# Moving to the Peloponnese or Crete



## Chrisles (Aug 23, 2011)

Hi,
We're new to the forum. We've been holidaying in Greece for the last 25 years and had always planned to move there when we retired. Despite the crisis we want to stick to our plan and move to our first choice ,the southern Peloponnese (with 50 miles of Kalamata)-Messinia or Messinian Mani.
We're looking initially to rent long term from March next year. However there doesn't seem to be that many properties available or many estate agents, compared with our second choice Crete, where we've had a lot of help and advice and there seems to be a great variety of available properties.
We thought we might rent a holiday place out of season while we look for a bigger more permanent home.
Also how much would utilities be on a 2 bed house?

thanks
Chrisles


----------



## wka (Sep 18, 2009)

In case you don't already know this: I suggest you work with a local-oriented agent who deals primarily with Greeks, rather than one that is oriented toward foreigners (90% likely will NOT have a website). You will see more properties at better prices and with fewer crazy problems (like a house with no water or hope of getting water). Renting a holiday home is an easy way to go to put you in the area so you can househunt. I've done the holiday home route and while you will pay a little more per month than an unfurnished apartment, it will give you more flexibility. 

I can't help you on utilities, I live in an apartment. I suspect it will be quite different for you. I can tell you though that landline phone + internet runs about €40/month everywhere.


----------



## Chrisles (Aug 23, 2011)

wka said:


> In case you don't already know this: I suggest you work with a local-oriented agent who deals primarily with Greeks, rather than one that is oriented toward foreigners (90% likely will NOT have a website). You will see more properties at better prices and with fewer crazy problems (like a house with no water or hope of getting water). Renting a holiday home is an easy way to go to put you in the area so you can househunt. I've done the holiday home route and while you will pay a little more per month than an unfurnished apartment, it will give you more flexibility.
> 
> I can't help you on utilities, I live in an apartment. I suspect it will be quite different for you. I can tell you though that landline phone + internet runs about €40/month everywhere.

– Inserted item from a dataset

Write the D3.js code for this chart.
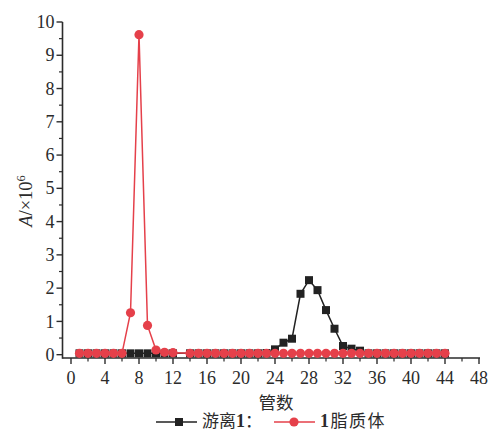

Thanks thats really helpful.


----------



## Nigel Balchin (Feb 24, 2012)

Have you found anywhere yet? My home is circa 30 miles from Kalamata and the are is just to die for.


----------



## The Grocer (May 30, 2010)

Hi there Chrisles

I have sent you a Private Message with some info that you will find of help.

(reason sent privately contents E Mails addresses)

regards

Grocer


----------



## Chrisles (Aug 23, 2011)

Nigel Balchin said:


> Have you found anywhere yet? My home is circa 30 miles from Kalamata and the are is just to die for.


Thanks Nigel,
We've just moved into a small holiday house and will be staying there for 3 months while we look for something bigger and suitable for permanent living. We're at the research stage - finding out what we really want, where we want it and what we can realistically get. We had planned to buy, but would now prefer to rent for at least a year.
I would certainly like to have info about your house, but we're not planning to make any hasty decisions just yet.

Regards
Chrisles


----------